Figure scripts
╔══

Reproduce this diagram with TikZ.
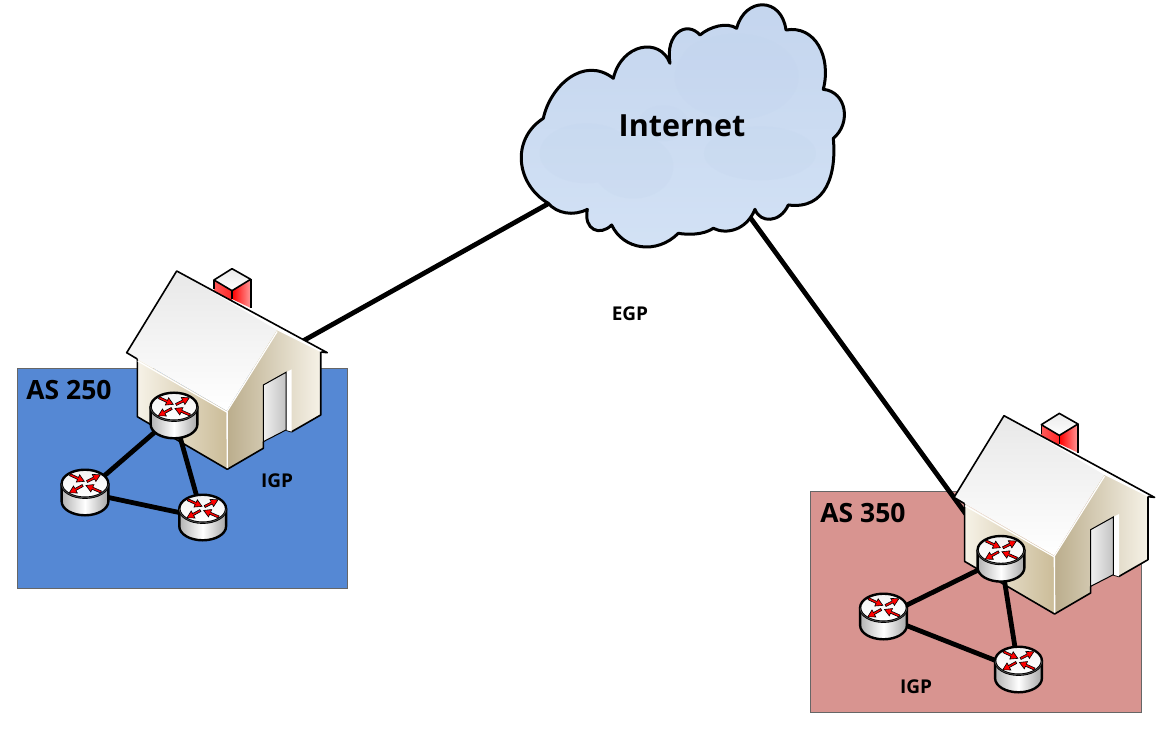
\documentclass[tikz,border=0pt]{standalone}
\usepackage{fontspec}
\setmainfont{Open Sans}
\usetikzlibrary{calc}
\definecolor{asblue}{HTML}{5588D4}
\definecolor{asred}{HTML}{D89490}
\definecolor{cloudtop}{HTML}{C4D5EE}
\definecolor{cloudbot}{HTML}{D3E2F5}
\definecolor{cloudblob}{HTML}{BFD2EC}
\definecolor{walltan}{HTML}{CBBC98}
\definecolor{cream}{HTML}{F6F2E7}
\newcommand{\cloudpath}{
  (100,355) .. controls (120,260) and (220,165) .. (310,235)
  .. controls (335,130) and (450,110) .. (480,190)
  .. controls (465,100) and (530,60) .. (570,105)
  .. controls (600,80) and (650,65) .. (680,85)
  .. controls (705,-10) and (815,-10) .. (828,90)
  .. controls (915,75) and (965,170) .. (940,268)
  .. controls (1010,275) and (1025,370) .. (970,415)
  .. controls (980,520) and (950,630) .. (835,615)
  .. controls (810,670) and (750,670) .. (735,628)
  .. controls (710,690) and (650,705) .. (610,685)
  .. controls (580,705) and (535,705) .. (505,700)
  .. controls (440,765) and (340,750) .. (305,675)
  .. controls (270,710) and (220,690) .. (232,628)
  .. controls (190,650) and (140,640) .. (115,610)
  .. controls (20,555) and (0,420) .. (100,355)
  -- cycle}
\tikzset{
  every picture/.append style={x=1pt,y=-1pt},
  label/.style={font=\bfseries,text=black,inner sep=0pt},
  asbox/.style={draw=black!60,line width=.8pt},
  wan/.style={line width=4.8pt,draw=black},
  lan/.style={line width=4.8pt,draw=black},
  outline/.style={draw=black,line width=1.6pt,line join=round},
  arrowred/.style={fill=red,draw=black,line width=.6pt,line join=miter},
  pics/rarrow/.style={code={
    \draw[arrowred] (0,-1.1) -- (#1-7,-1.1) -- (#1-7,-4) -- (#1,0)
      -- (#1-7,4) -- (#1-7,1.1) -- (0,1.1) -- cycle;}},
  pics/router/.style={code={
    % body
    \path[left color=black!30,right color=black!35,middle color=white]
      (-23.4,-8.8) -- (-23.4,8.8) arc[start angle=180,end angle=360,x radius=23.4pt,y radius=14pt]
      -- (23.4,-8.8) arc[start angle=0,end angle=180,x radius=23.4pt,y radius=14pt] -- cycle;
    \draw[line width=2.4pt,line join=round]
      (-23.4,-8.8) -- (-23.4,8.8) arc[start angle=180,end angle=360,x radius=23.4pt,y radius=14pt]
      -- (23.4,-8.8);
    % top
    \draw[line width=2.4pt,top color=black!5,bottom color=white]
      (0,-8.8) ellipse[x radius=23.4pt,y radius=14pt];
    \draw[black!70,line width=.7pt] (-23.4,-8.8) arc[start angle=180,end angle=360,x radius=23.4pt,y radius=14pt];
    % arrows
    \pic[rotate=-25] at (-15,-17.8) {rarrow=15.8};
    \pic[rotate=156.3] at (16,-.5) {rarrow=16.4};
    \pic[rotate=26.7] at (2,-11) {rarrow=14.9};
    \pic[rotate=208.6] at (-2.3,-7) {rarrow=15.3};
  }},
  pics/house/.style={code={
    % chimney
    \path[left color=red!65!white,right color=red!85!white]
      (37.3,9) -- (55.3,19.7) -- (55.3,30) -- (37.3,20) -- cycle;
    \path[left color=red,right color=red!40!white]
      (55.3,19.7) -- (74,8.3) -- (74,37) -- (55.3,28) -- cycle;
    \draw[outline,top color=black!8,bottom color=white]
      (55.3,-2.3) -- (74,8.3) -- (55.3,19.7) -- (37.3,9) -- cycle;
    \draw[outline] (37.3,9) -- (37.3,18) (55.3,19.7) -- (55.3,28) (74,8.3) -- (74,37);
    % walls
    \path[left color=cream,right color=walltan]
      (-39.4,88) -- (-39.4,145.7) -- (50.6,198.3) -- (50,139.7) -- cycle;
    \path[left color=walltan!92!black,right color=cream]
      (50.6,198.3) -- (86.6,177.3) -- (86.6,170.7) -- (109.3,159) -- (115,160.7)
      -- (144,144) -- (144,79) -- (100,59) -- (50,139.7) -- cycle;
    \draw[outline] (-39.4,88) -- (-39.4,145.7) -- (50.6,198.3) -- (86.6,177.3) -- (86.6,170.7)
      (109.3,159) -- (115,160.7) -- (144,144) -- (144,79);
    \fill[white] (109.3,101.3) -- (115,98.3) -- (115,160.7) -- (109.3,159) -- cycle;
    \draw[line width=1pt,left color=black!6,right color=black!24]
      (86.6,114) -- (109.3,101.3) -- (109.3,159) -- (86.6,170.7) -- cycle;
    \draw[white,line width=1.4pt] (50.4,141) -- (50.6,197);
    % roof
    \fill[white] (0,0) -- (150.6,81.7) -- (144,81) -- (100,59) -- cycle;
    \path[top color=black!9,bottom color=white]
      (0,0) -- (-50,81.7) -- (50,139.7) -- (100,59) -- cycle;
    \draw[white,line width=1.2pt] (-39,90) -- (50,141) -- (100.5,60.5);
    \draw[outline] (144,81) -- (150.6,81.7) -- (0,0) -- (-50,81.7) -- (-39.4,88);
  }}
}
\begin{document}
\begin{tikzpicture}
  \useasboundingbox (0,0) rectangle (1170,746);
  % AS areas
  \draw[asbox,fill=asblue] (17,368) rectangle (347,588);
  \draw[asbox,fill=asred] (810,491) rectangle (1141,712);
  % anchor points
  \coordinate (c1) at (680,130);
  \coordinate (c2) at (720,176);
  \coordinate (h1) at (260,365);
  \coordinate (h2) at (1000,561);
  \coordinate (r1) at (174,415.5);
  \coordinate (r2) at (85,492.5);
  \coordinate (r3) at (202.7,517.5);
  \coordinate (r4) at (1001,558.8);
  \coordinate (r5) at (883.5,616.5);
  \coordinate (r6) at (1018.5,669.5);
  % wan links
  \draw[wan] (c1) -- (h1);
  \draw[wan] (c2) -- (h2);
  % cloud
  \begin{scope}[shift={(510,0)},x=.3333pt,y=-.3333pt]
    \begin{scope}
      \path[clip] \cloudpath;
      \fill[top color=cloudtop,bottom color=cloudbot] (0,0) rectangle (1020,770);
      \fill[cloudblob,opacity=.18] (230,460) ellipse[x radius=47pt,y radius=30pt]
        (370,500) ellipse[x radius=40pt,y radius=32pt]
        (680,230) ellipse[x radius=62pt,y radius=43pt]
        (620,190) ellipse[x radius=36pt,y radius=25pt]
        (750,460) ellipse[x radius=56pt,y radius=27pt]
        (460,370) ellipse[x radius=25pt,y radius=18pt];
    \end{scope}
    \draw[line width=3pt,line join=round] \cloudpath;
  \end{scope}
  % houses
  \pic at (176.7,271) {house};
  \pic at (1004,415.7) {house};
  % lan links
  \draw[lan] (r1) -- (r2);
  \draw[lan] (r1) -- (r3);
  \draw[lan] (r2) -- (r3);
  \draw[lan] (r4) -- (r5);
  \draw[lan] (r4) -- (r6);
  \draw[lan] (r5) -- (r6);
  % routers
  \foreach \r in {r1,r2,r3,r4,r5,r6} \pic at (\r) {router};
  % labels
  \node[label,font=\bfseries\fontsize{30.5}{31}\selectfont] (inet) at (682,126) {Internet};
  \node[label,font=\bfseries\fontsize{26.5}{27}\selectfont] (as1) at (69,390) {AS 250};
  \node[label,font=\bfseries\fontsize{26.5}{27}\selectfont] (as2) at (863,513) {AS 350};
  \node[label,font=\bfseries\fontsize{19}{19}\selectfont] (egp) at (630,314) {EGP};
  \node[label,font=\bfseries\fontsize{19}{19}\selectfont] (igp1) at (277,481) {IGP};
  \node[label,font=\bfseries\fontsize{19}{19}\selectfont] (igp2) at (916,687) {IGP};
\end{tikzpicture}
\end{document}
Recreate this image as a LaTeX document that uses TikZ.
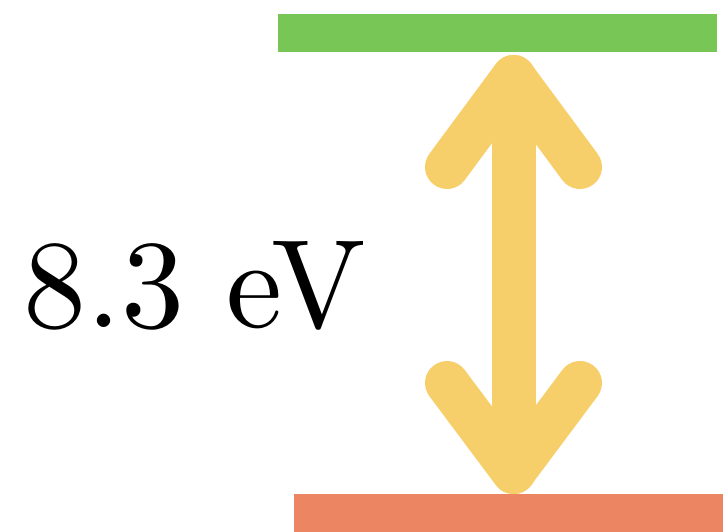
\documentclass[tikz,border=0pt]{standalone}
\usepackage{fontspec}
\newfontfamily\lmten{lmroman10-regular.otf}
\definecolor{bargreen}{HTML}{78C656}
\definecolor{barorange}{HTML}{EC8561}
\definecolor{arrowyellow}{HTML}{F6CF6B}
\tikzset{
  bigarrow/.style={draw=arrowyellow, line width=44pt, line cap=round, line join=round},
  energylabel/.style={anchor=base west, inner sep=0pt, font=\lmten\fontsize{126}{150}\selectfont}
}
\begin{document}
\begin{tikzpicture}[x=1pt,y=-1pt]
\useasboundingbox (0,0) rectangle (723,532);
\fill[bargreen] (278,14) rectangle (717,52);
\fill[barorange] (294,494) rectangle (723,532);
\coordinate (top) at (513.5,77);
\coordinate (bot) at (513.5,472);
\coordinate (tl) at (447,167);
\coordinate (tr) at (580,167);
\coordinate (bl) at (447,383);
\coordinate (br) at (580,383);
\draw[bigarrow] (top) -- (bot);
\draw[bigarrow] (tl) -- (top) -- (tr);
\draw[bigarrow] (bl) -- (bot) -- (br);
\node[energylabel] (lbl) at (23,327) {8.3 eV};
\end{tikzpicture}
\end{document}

╚══
╔══

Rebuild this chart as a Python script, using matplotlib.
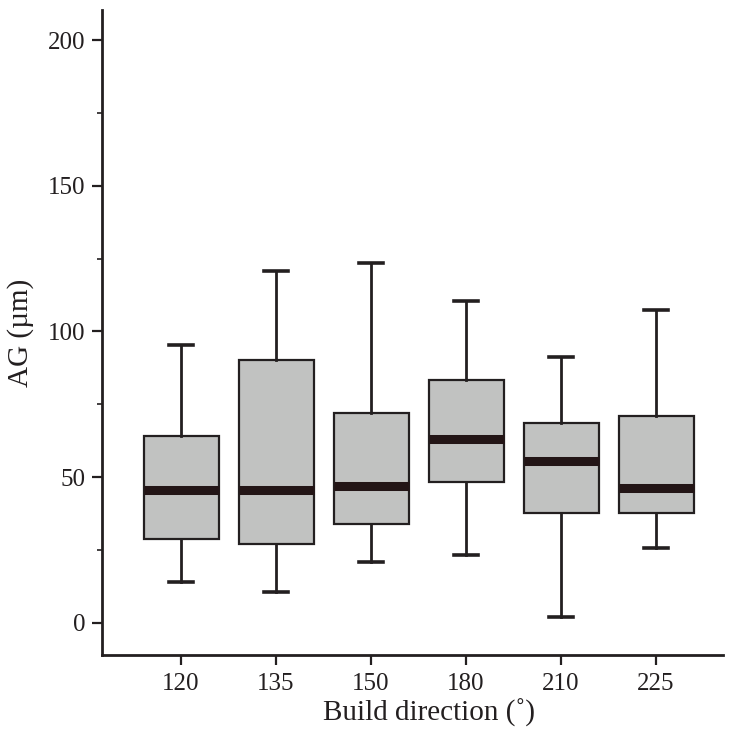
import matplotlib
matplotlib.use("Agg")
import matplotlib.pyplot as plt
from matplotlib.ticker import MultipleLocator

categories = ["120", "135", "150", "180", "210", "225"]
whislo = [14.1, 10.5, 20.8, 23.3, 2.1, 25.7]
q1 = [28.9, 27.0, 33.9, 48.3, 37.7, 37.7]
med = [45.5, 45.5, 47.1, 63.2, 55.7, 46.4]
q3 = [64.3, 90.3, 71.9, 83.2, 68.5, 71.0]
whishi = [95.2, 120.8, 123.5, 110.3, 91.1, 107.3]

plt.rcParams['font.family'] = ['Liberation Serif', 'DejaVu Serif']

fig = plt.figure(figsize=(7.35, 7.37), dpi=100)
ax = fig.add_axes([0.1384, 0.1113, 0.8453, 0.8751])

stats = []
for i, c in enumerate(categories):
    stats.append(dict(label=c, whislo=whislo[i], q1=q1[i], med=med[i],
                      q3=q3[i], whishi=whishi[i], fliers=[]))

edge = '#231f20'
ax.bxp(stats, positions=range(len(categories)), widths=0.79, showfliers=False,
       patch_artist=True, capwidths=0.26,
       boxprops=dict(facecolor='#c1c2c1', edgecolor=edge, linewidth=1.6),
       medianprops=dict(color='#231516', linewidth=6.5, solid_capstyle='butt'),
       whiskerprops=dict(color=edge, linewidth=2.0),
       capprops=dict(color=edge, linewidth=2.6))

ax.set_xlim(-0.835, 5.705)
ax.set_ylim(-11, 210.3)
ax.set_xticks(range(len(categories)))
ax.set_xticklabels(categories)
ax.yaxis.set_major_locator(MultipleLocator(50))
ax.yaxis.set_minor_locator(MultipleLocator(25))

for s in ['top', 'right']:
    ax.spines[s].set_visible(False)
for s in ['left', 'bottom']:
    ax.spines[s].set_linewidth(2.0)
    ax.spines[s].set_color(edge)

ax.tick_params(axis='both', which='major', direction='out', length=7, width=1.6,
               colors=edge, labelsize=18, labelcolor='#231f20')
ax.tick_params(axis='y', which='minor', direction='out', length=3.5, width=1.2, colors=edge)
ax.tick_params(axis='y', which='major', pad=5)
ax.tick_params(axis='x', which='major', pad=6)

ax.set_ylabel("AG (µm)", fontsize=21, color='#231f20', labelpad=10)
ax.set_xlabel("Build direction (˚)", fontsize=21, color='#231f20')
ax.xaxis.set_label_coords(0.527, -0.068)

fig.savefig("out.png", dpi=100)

╚══

Instructions to follow: Leave the pictures out and print, exactly as written, every line from the one holding "Rebuild this chart" down to the one holding "ax.tick_params(axis='x', which='major', pad=6)", both of those included.

Full response:
Rebuild this chart as a Python script, using matplotlib.
import matplotlib
matplotlib.use("Agg")
import matplotlib.pyplot as plt
from matplotlib.ticker import MultipleLocator

categories = ["120", "135", "150", "180", "210", "225"]
whislo = [14.1, 10.5, 20.8, 23.3, 2.1, 25.7]
q1 = [28.9, 27.0, 33.9, 48.3, 37.7, 37.7]
med = [45.5, 45.5, 47.1, 63.2, 55.7, 46.4]
q3 = [64.3, 90.3, 71.9, 83.2, 68.5, 71.0]
whishi = [95.2, 120.8, 123.5, 110.3, 91.1, 107.3]

plt.rcParams['font.family'] = ['Liberation Serif', 'DejaVu Serif']

fig = plt.figure(figsize=(7.35, 7.37), dpi=100)
ax = fig.add_axes([0.1384, 0.1113, 0.8453, 0.8751])

stats = []
for i, c in enumerate(categories):
    stats.append(dict(label=c, whislo=whislo[i], q1=q1[i], med=med[i],
                      q3=q3[i], whishi=whishi[i], fliers=[]))

edge = '#231f20'
ax.bxp(stats, positions=range(len(categories)), widths=0.79, showfliers=False,
       patch_artist=True, capwidths=0.26,
       boxprops=dict(facecolor='#c1c2c1', edgecolor=edge, linewidth=1.6),
       medianprops=dict(color='#231516', linewidth=6.5, solid_capstyle='butt'),
       whiskerprops=dict(color=edge, linewidth=2.0),
       capprops=dict(color=edge, linewidth=2.6))

ax.set_xlim(-0.835, 5.705)
ax.set_ylim(-11, 210.3)
ax.set_xticks(range(len(categories)))
ax.set_xticklabels(categories)
ax.yaxis.set_major_locator(MultipleLocator(50))
ax.yaxis.set_minor_locator(MultipleLocator(25))

for s in ['top', 'right']:
    ax.spines[s].set_visible(False)
for s in ['left', 'bottom']:
    ax.spines[s].set_linewidth(2.0)
    ax.spines[s].set_color(edge)

ax.tick_params(axis='both', which='major', direction='out', length=7, width=1.6,
               colors=edge, labelsize=18, labelcolor='#231f20')
ax.tick_params(axis='y', which='minor', direction='out', length=3.5, width=1.2, colors=edge)
ax.tick_params(axis='y', which='major', pad=5)
ax.tick_params(axis='x', which='major', pad=6)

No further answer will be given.